Helping fuel this is the rapid growth in e-commerce and what is called O2O (online-to-offline). There has been a proliferation of ecommerce services and payment systems. As well as the big players like JD.com and Taobao, multiple platforms have emerged in each major vertical, and many retailers have also built their own systems.

One result is the gap between the smaller cities and the fashionable tier-one and -two cities is starting to break down. “Growth doesn’t have to follow that conventional tier-one to tier-five paradigm,” says Mindshare China chief executive Amrita Randhawa. With the mobile phone now the main online access device for 80 per cent of Chinese internet users, brands and consumers “can now cross tiers wherever there is a smartphone”.

Randhawa says O2O has been important since the emergence of Weibo, but “I think there’s still a huge issue around trust” for many consumers. “Despite people loading cash into their WeChat accounts, there’s still some wariness: I’m not sure what brand I’m buying, I’m not sure if it is genuine.”

In other ways, WeChat, the hottest social platform, is still a work in progress. Brands need to work up a partnership with Tencent to use the platform, but the business models are still not fully tested, Chang says.  

One sector that has been in retreat over the past year, despite rising in other markets, has been luxury. That’s because Chinese consumers are increasingly doing their shopping abroad, and also because of the government crackdown on corruption and official extravagance. Randhawa says it is also a move away from simply buying the most expensive or most famous brands. 

This has paved the way for the emergence of fast- fashion brands such as Zara, Uniqlo and H&M. Tanner says such brands have been successful because they provide great value for consumers who are “less concerned about always buying the most expensive” product.

That’s one shift in behaviour, another is that retail is becoming more of an experience than a transaction. Tanner cites the stunning IAPM mall in Shanghai and Under Armour’s “amazing” flagship store, also in Shanghai, which they hope will be as much a brand builder as a sales channel, and also drive consumers online.
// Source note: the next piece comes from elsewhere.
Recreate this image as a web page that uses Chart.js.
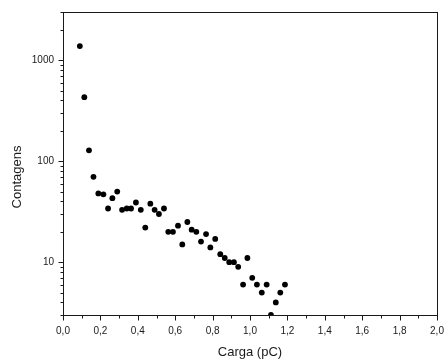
<!DOCTYPE html>
<html>
<head>
<meta charset="utf-8">
<script src="https://cdn.jsdelivr.net/npm/chart.js@4"></script>
<style>
  html, body { margin: 0; padding: 0; background: #fff; }
  #wrap { width: 446px; height: 364px; position: relative; }
</style>
</head>
<body>
<div id="wrap"><canvas id="chargeChart"></canvas></div>
<script>
// valeurs (carga em pC, contagens)
const carga = [0.090, 0.114, 0.139, 0.163, 0.189, 0.216, 0.241, 0.264, 0.290, 0.316,
  0.341, 0.364, 0.390, 0.416, 0.440, 0.467, 0.490, 0.513, 0.540, 0.563,
  0.588, 0.615, 0.638, 0.665, 0.688, 0.713, 0.738, 0.765, 0.788, 0.814,
  0.841, 0.865, 0.889, 0.914, 0.937, 0.963, 0.986, 1.012, 1.037, 1.063,
  1.089, 1.112, 1.138, 1.162, 1.187];
const contagens = [1380, 430, 128, 70, 48, 47, 34, 43, 50, 33,
  34, 34, 39, 33, 22, 38, 33, 30, 34, 20,
  20, 23, 15, 25, 21, 20, 16, 19, 14, 17,
  12, 11, 10, 10, 9, 6, 11, 7, 6, 5,
  6, 3, 4, 5, 6];

const xMajorTicks = [0, 0.2, 0.4, 0.6, 0.8, 1.0, 1.2, 1.4, 1.6, 1.8, 2.0];
const xMinorTicks = [0.1, 0.3, 0.5, 0.7, 0.9, 1.1, 1.3, 1.5, 1.7, 1.9];
const yMajorTicks = [10, 100, 1000];
const yMinorTicks = [3, 4, 5, 6, 7, 8, 9, 20, 30, 40, 50, 60, 70, 80, 90,
  200, 300, 400, 500, 600, 700, 800, 900, 2000, 3000];

const xTitle = 'Carga (pC)';
const yTitle = 'Contagens';

const INK = '#1a1a1a';
const FONT = '"Liberation Sans", Arial, sans-serif';

// cadre + graduations (majeures et mineures) dessinés via les échelles
const frameTicks = {
  id: 'frameTicks',
  afterDraw(chart) {
    const { ctx, chartArea: a, scales } = chart;
    const xs = scales.x, ys = scales.y;
    ctx.save();
    ctx.strokeStyle = INK;
    ctx.lineWidth = 1;
    ctx.strokeRect(a.left + 0.5, a.top + 0.5, a.right - a.left, a.bottom - a.top);
    ctx.beginPath();
    const xTick = (v, len) => {
      const px = Math.round(xs.getPixelForValue(v)) + 0.5;
      ctx.moveTo(px, a.bottom + 0.5);
      ctx.lineTo(px, a.bottom + 0.5 + len);
    };
    const yTick = (v, len) => {
      const py = Math.round(ys.getPixelForValue(v)) + 0.5;
      ctx.moveTo(a.left + 0.5, py);
      ctx.lineTo(a.left + 0.5 - len, py);
    };
    xMajorTicks.forEach(v => xTick(v, 5));
    xMinorTicks.forEach(v => xTick(v, 3));
    yMajorTicks.forEach(v => yTick(v, 5));
    yMinorTicks.forEach(v => yTick(v, 3));
    ctx.stroke();

    // titre de l'axe y
    ctx.fillStyle = INK;
    ctx.font = '13px ' + FONT;
    ctx.textAlign = 'center';
    ctx.textBaseline = 'middle';
    ctx.translate(17.5, 177);
    ctx.rotate(-Math.PI / 2);
    ctx.fillText(yTitle, 0, 0);
    ctx.restore();
  }
};

const points = carga.map((c, i) => ({ x: c, y: contagens[i] }));

new Chart(document.getElementById('chargeChart'), {
  type: 'scatter',
  data: {
    datasets: [{
      data: points,
      backgroundColor: '#000',
      borderWidth: 0,
      pointRadius: 2.9,
      pointHoverRadius: 2.9,
      clip: 0
    }]
  },
  options: {
    responsive: true,
    maintainAspectRatio: false,
    animation: false,
    events: [],
    layout: { padding: { top: 12, right: 9, left: 0, bottom: 0 } },
    plugins: {
      legend: { display: false },
      tooltip: { enabled: false }
    },
    scales: {
      x: {
        type: 'linear',
        min: 0,
        max: 2,
        afterFit: s => {
          s.height = 49;
          s.paddingLeft = 0; s.paddingRight = 0;
        },
        afterBuildTicks: s => { s.ticks = xMajorTicks.map(v => ({ value: v })); },
        grid: { display: false, drawTicks: false },
        border: { display: false },
        ticks: {
          padding: 10,
          color: INK,
          font: { family: FONT, size: 10 },
          maxRotation: 0,
          autoSkip: false,
          callback: v => v.toFixed(1).replace('.', ',')
        },
        title: {
          display: true,
          text: xTitle,
          color: INK,
          font: { family: FONT, size: 13 },
          padding: { top: 0, bottom: 4 }
        }
      },
      y: {
        type: 'logarithmic',
        min: 3,
        max: 3000,
        afterFit: s => {
          s.width = 63;
          s.paddingTop = 0; s.paddingBottom = 0;
        },
        afterBuildTicks: s => { s.ticks = yMajorTicks.map(v => ({ value: v })); },
        grid: { display: false, drawTicks: false },
        border: { display: false },
        ticks: {
          padding: 9,
          color: INK,
          font: { family: FONT, size: 10 },
          autoSkip: false,
          callback: v => String(v)
        },
        title: { display: false }
      }
    }
  },
  plugins: [frameTicks]
});
</script>
</body>
</html>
Domlija echoes that point. Retail means the right location and the right association with the brand and also getting the store to look right, he says. “This is a generation of consumers who share everything. A lot of brands embrace that cultural dynamic in China to their advantage.”

But there is wide agreement on the need to get integration across all channels. “I think the old strategies that are losing effectiveness are those that are siloed,” says Arora. With O2O in particular, companies must become much more integrated with all their functions, “not just marketing, but the way they operate”.
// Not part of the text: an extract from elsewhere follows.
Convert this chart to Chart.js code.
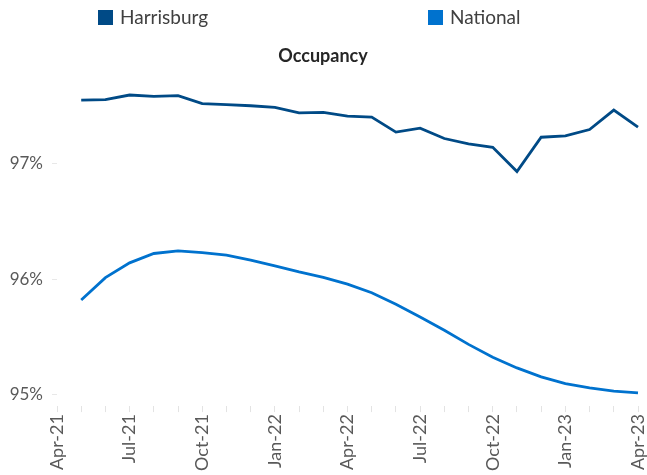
<!DOCTYPE html>
<html>
<head>
<meta charset="utf-8">
<script src="https://cdn.jsdelivr.net/npm/chart.js@4/dist/chart.umd.min.js"></script>
<style>
  html, body { margin: 0; padding: 0; background: #ffffff; }
  #wrap { width: 647px; height: 475px; position: relative; }
</style>
</head>
<body>
<div id="wrap"><canvas id="c" width="647" height="475"></canvas></div>
<script>
const categories = ["Apr-21","May-21","Jun-21","Jul-21","Aug-21","Sep-21","Oct-21","Nov-21","Dec-21",
  "Jan-22","Feb-22","Mar-22","Apr-22","May-22","Jun-22","Jul-22","Aug-22","Sep-22","Oct-22","Nov-22","Dec-22",
  "Jan-23","Feb-23","Mar-23","Apr-23"];
const harrisburg = [null, 97.553, 97.557, 97.597, 97.585, 97.591, 97.522, 97.513, 97.504, 97.490, 97.443, 97.446,
  97.414, 97.405, 97.275, 97.310, 97.220, 97.174, 97.144, 96.933, 97.231, 97.243, 97.298, 97.466, 97.318];
const national = [null, 95.820, 96.014, 96.142, 96.223, 96.246, 96.231, 96.209, 96.165, 96.116, 96.063, 96.016,
  95.957, 95.883, 95.783, 95.672, 95.557, 95.435, 95.324, 95.231, 95.153, 95.094, 95.057, 95.030, 95.015];
const yTicks = [95, 96, 97];
const seriesNames = ["Harrisburg", "National"];
const seriesColors = ["#004a86", "#0072ce"];

const FONT = "Lato, 'Open Sans', sans-serif";

const customLegend = {
  id: 'customLegend',
  afterDraw(chart) {
    const ctx = chart.ctx;
    const spots = [98, 428];
    ctx.save();
    ctx.font = "19px " + FONT;
    ctx.textBaseline = 'middle';
    ctx.textAlign = 'left';
    chart.data.datasets.forEach((ds, i) => {
      const x = spots[i];
      ctx.fillStyle = ds.borderColor;
      ctx.fillRect(x, 10, 15, 15);
      ctx.fillStyle = '#404040';
      ctx.fillText(ds.label, x + 22, 18);
    });
    ctx.restore();
  }
};

new Chart(document.getElementById('c'), {
  type: 'line',
  data: {
    labels: categories,
    datasets: [
      { label: seriesNames[0], data: harrisburg, borderColor: seriesColors[0], backgroundColor: seriesColors[0],
        borderWidth: 2.8, pointRadius: 0, tension: 0, spanGaps: false },
      { label: seriesNames[1], data: national, borderColor: seriesColors[1], backgroundColor: seriesColors[1],
        borderWidth: 2.8, pointRadius: 0, tension: 0, spanGaps: false }
    ]
  },
  options: {
    responsive: false,
    animation: false,
    devicePixelRatio: 1,
    layout: { padding: { top: 35, left: 8, right: 9, bottom: 2 } },
    plugins: {
      legend: { display: false },
      tooltip: { enabled: false },
      title: {
        display: true,
        text: 'Occupancy',
        color: '#262626',
        font: { family: FONT, size: 18, weight: 'bold' },
        padding: { top: 10, bottom: 5 }
      }
    },
    scales: {
      x: {
        type: 'category',
        offset: false,
        border: { display: false },
        grid: { drawOnChartArea: false, drawTicks: true, tickLength: 6, color: '#e3e3e3', lineWidth: 1 },
        afterFit: function(scale) { scale.paddingLeft = 0; scale.paddingRight = 0; },
        ticks: {
          autoSkip: false,
          maxRotation: 90,
          minRotation: 90,
          padding: 2,
          color: '#595959',
          font: { family: FONT, size: 18 },
          callback: function(value, index) { return index % 3 === 0 ? categories[index] : ''; }
        }
      },
      y: {
        min: 94.9,
        max: 97.8,
        border: { display: false },
        grid: { drawOnChartArea: false, drawTicks: true, tickLength: 5, color: '#e8e8e8' },
        afterBuildTicks: function(axis) { axis.ticks = yTicks.map(v => ({ value: v })); },
        afterFit: function(scale) { scale.width = 49; },
        ticks: {
          padding: 9,
          color: '#595959',
          font: { family: FONT, size: 17 },
          callback: function(v) { return v + '%'; }
        }
      }
    }
  },
  plugins: [customLegend]
});
</script>
</body>
</html>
TV is still the biggest and most powerful platform but, as Domlija points out: “I know exactly who is watching these programmes because I can track them on Weibo. It’s just totally changed how we can use each media. It’s a really interesting time for us, and for the industry, and we are pushing clients to understand the connectivity.”

Burgeoning channels

Mark Tanner, managing director, China Skinny

As in many markets, marketing in China is becoming more integrated, and mobile is a key pillar for a lot of strategies. So is social media. Nine out of 10 internet users have used social media over the past six months, versus around six out of 10  in the UK, while 95 per cent of consumers trust a brand more that they have seen on social media — and trust is imperative in China. 

Online shopping is also soaring. Although the average consumer earns less in tier-three and -four cities than in tier-one and -two, they spend on average 30 per cent more than tier-one and -two consumers online. Another factor driving online sales, and especially important to premium Western brands, is trust.

Brands need to have the registered trademark to sell on popular B2C ecommerce platforms such as Tmall and JD.com. They also pay a sizable deposit that is used to pay the consumer if they buy something that is not what it should be (a fake). Consumers also give feedback for faulty or counterfeit goods, which a lot of Chinese shoppers review. Negative feedback also affects search results on ecommerce platforms, so fake or faulty goods don’t last long.